What I Guessed It Was About: Three generations of men in a family bond with one another. The old one probably dies.
How I Came Into It: This was potentially very poor timing to watch this movie. It turns out, my own grandfather was only a couple days away from dying when I watched this. Thankfully, we weren't especially close or else this could've been an absolute land mine. Even still, I'm always a sucker for a movie about a father and son and something emotional happens. That's an easy formula.
Why I Saw It: (Club 50) Jack Lemmon, Ted Danson, and Ethan Hawke as three generations of a family with Olympia Dukakis as the grandmother and Kathy Baker and Kevin Spacey as the sister and brother. That's solid casting, especially in hind sight. All the actors navigate the treacherous melodrama as well as they can. I didn't even recognize Lemmon at first. The best moments in the movie were between him and Dukakis as the realities of their lives are clashing with the dreams he remembers. A film with those two as the leads would be far more interesting.

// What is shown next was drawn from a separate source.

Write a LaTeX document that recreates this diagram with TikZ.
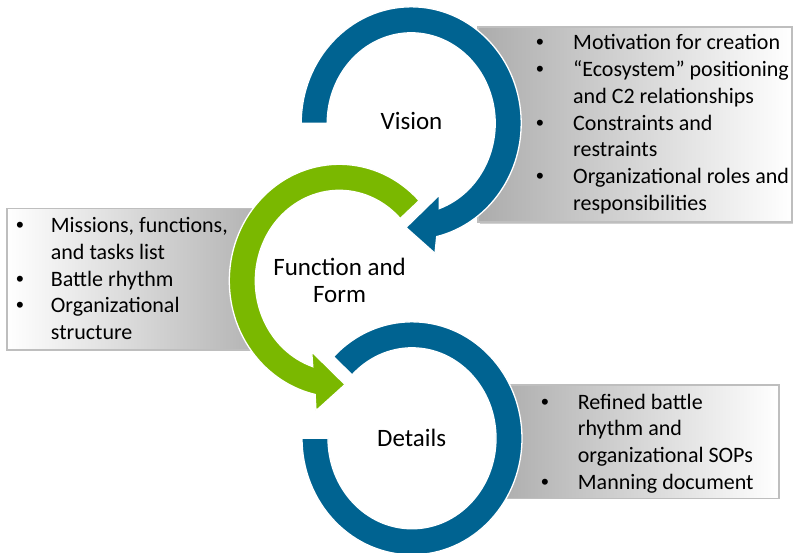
\documentclass[tikz,border=0pt]{standalone}
\usepackage{fontspec}
\setmainfont{Carlito}
\newfontfamily\bulletfont{Liberation Sans}
\usetikzlibrary{calc}
\definecolor{ringblue}{RGB}{0,99,145}
\definecolor{ringgreen}{RGB}{122,184,0}
\definecolor{boxgray}{RGB}{172,172,172}
\definecolor{boxedge}{RGB}{190,190,190}
\tikzset{
  infobox/.style={draw=boxedge, line width=1.2pt},
  boxshadow/.style={fill=black!18},
  ringpart/.style={draw=white, line width=1.3pt},
  ringbg/.style={fill=white},
  label/.style={font=\fontsize{22}{26.7}\selectfont, inner sep=0pt, text=black},
  title/.style={font=\fontsize{25}{27}\selectfont, inner sep=0pt, text=black},
}
\newcommand{\bulw}[1]{\makebox[#1][l]{\bulletfont •}}
\begin{document}
\begin{tikzpicture}[x=1pt,y=1pt]
\useasboundingbox (0,0) rectangle (793,552);
% centres of the three rings
\coordinate (cV) at (411.2,428.7);
\coordinate (cF) at (339.3,271.2);
\coordinate (cD) at (412,113.7);
% text boxes
\fill[boxshadow] (480,327.5) rectangle (793.5,328.5);
\shade[left color=boxgray, right color=white] (478,525) rectangle (792,330);
\draw[infobox] (478,525) rectangle (792,330);
\shade[left color=white, right color=boxgray] (7,343.7) rectangle (280,202);
\draw[infobox] (7,343.7) rectangle (280,202);
\shade[left color=boxgray, right color=white] (495,167) rectangle (779,53.7);
\draw[infobox] (495,167) rectangle (779,53.7);
% white discs
\fill[ringbg] (cV) ellipse[x radius=110pt, y radius=116.5pt];
\fill[ringbg] (cF) ellipse[x radius=110pt, y radius=116.5pt];
\fill[ringbg] (cD) ellipse[x radius=110pt, y radius=116.5pt];
% top blue ring with arrow
\path[ringpart, fill=ringblue]
  ($(cV)+(180:110pt and 116.5pt)$)
  arc[start angle=180, end angle=-76.6, x radius=110pt, y radius=116.5pt]
  -- (435,298.7) -- (406,324.5) -- (439.3,357)
  -- ($(cV)+(-70.5:84pt and 90.5pt)$)
  arc[start angle=-70.5, end angle=180, x radius=84pt, y radius=90.5pt]
  -- cycle;
% green ring with arrow
\path[ringpart, fill=ringgreen]
  ($(cF)+(43.5:110pt and 116.5pt)$)
  arc[start angle=43.5, end angle=257.3, x radius=110pt, y radius=116.5pt]
  -- (316,141.3) -- (345,167.5) -- (311.7,200.3)
  -- ($(cF)+(251.6:84pt and 90.5pt)$)
  arc[start angle=251.6, end angle=43.5, x radius=84pt, y radius=90.5pt]
  -- cycle;
% bottom blue ring
\path[ringpart, fill=ringblue]
  ($(cD)+(135.5:110pt and 116.5pt)$)
  arc[start angle=135.5, end angle=-180, x radius=110pt, y radius=116.5pt]
  -- ($(cD)+(-180:84pt and 90.5pt)$)
  arc[start angle=-180, end angle=135.5, x radius=84pt, y radius=90.5pt]
  -- cycle;
% ring titles
\node[title, anchor=base] (vision) at (411.5,422) {Vision};
\node[title, anchor=base] (function) at (339.6,276) {\begin{tabular}[t]{@{}c@{}}Function and\\Form\end{tabular}};
\node[title, anchor=base] (details) at (411.7,105.3) {Details};
% box texts
\node[label, anchor=base west] (visionlist) at (536,502) {\begin{tabular}[t]{@{}l@{}l@{}}
\bulw{37pt} & Motivation for creation\\
\bulw{37pt} & “Ecosystem” positioning\\
 & and C2 relationships\\
\bulw{37pt} & Constraints and\\
 & restraints\\
\bulw{37pt} & Organizational roles and\\
 & responsibilities
\end{tabular}};
\node[label, anchor=base west] (functionlist) at (16,319.3) {\begin{tabular}[t]{@{}l@{}l@{}}
\bulw{34.7pt} & Missions, functions,\\
 & and tasks list\\
\bulw{34.7pt} & Battle rhythm\\
\bulw{34.7pt} & Organizational\\
 & structure
\end{tabular}};
\node[label, anchor=base west] (detailslist) at (541,142.7) {\begin{tabular}[t]{@{}l@{}l@{}}
\bulw{36.7pt} & Refined battle\\
 & rhythm and\\
 & organizational SOPs\\
\bulw{36.7pt} & Manning document
\end{tabular}};
\end{tikzpicture}
\end{document}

Why I Wish I Hadn't: Sometimes, a movie has such transparent awards intentions that it manages to turn me off it before even watching. This is more common among movies that then failed to get any awards attention, which is what happened with Dad. You can virtually see the brow-sweat on Ted Danson who was trying to make a case that he's more than a funny guy with this movie (and remember Cousins? The man wanted respect). Where this film ultimately fails is that it doesn't earn its moments. The Ted Danson who left his family for his career is not the same character that Ted Danson is for 95% of the movie. Everything else feels false because of that, no matter how many montaged father-son-grandfather fashion shows they do.